BEGIN Data shown

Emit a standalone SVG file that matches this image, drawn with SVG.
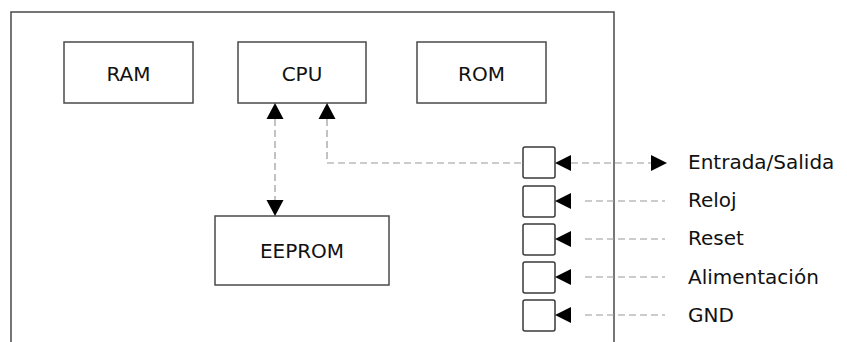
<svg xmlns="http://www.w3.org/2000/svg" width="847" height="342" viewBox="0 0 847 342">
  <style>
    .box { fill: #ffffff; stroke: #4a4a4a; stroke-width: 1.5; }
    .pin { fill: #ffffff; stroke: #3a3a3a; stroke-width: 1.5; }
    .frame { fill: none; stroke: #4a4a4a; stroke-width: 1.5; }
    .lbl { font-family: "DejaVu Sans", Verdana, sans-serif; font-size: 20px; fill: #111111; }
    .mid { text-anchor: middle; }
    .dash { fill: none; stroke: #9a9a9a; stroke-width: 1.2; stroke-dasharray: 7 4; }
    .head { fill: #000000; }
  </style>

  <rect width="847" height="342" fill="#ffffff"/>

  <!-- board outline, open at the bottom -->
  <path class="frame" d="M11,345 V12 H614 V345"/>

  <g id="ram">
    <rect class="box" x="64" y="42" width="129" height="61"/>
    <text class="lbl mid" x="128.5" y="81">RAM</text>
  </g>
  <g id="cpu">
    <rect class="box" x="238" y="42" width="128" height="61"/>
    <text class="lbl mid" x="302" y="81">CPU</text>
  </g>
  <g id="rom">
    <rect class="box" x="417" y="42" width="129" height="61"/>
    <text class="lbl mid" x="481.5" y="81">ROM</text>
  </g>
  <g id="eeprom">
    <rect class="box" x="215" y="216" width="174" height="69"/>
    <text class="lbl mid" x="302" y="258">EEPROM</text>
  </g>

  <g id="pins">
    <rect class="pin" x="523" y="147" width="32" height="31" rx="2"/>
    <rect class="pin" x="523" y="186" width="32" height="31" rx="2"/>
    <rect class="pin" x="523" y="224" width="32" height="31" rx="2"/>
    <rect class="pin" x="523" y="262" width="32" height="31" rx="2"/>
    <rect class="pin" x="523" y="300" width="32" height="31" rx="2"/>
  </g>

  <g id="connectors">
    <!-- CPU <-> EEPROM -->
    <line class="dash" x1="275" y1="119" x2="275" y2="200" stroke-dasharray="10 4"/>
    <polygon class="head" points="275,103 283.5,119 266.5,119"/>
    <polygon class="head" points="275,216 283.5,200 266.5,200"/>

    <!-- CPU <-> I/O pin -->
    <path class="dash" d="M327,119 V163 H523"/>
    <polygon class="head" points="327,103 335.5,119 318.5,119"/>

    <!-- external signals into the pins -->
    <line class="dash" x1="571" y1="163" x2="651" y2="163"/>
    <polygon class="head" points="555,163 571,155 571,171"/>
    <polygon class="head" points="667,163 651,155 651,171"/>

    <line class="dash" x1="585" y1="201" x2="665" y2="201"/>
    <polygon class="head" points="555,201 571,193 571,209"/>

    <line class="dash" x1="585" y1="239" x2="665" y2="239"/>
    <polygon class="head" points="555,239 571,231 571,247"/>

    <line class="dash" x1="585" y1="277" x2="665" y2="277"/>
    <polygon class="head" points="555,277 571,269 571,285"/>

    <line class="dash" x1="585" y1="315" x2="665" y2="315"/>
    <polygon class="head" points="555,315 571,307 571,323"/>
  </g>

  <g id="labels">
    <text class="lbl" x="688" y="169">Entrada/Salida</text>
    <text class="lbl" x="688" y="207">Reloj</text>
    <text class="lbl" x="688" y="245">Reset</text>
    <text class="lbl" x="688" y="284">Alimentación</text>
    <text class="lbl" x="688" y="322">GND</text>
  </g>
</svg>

END Data shown

> [Your objective]: Repeat the data exactly, dropping every picture it holds.

> [Response for this exercise]:
Emit a standalone SVG file that matches this image, drawn with SVG.
<svg xmlns="http://www.w3.org/2000/svg" width="847" height="342" viewBox="0 0 847 342">
  <style>
    .box { fill: #ffffff; stroke: #4a4a4a; stroke-width: 1.5; }
    .pin { fill: #ffffff; stroke: #3a3a3a; stroke-width: 1.5; }
    .frame { fill: none; stroke: #4a4a4a; stroke-width: 1.5; }
    .lbl { font-family: "DejaVu Sans", Verdana, sans-serif; font-size: 20px; fill: #111111; }
    .mid { text-anchor: middle; }
    .dash { fill: none; stroke: #9a9a9a; stroke-width: 1.2; stroke-dasharray: 7 4; }
    .head { fill: #000000; }
  </style>

  <rect width="847" height="342" fill="#ffffff"/>

  <!-- board outline, open at the bottom -->
  <path class="frame" d="M11,345 V12 H614 V345"/>

  <g id="ram">
    <rect class="box" x="64" y="42" width="129" height="61"/>
    <text class="lbl mid" x="128.5" y="81">RAM</text>
  </g>
  <g id="cpu">
    <rect class="box" x="238" y="42" width="128" height="61"/>
    <text class="lbl mid" x="302" y="81">CPU</text>
  </g>
  <g id="rom">
    <rect class="box" x="417" y="42" width="129" height="61"/>
    <text class="lbl mid" x="481.5" y="81">ROM</text>
  </g>
  <g id="eeprom">
    <rect class="box" x="215" y="216" width="174" height="69"/>
    <text class="lbl mid" x="302" y="258">EEPROM</text>
  </g>

  <g id="pins">
    <rect class="pin" x="523" y="147" width="32" height="31" rx="2"/>
    <rect class="pin" x="523" y="186" width="32" height="31" rx="2"/>
    <rect class="pin" x="523" y="224" width="32" height="31" rx="2"/>
    <rect class="pin" x="523" y="262" width="32" height="31" rx="2"/>
    <rect class="pin" x="523" y="300" width="32" height="31" rx="2"/>
  </g>

  <g id="connectors">
    <!-- CPU <-> EEPROM -->
    <line class="dash" x1="275" y1="119" x2="275" y2="200" stroke-dasharray="10 4"/>
    <polygon class="head" points="275,103 283.5,119 266.5,119"/>
    <polygon class="head" points="275,216 283.5,200 266.5,200"/>

    <!-- CPU <-> I/O pin -->
    <path class="dash" d="M327,119 V163 H523"/>
    <polygon class="head" points="327,103 335.5,119 318.5,119"/>

    <!-- external signals into the pins -->
    <line class="dash" x1="571" y1="163" x2="651" y2="163"/>
    <polygon class="head" points="555,163 571,155 571,171"/>
    <polygon class="head" points="667,163 651,155 651,171"/>

    <line class="dash" x1="585" y1="201" x2="665" y2="201"/>
    <polygon class="head" points="555,201 571,193 571,209"/>

    <line class="dash" x1="585" y1="239" x2="665" y2="239"/>
    <polygon class="head" points="555,239 571,231 571,247"/>

    <line class="dash" x1="585" y1="277" x2="665" y2="277"/>
    <polygon class="head" points="555,277 571,269 571,285"/>

    <line class="dash" x1="585" y1="315" x2="665" y2="315"/>
    <polygon class="head" points="555,315 571,307 571,323"/>
  </g>

  <g id="labels">
    <text class="lbl" x="688" y="169">Entrada/Salida</text>
    <text class="lbl" x="688" y="207">Reloj</text>
    <text class="lbl" x="688" y="245">Reset</text>
    <text class="lbl" x="688" y="284">Alimentación</text>
    <text class="lbl" x="688" y="322">GND</text>
  </g>
</svg>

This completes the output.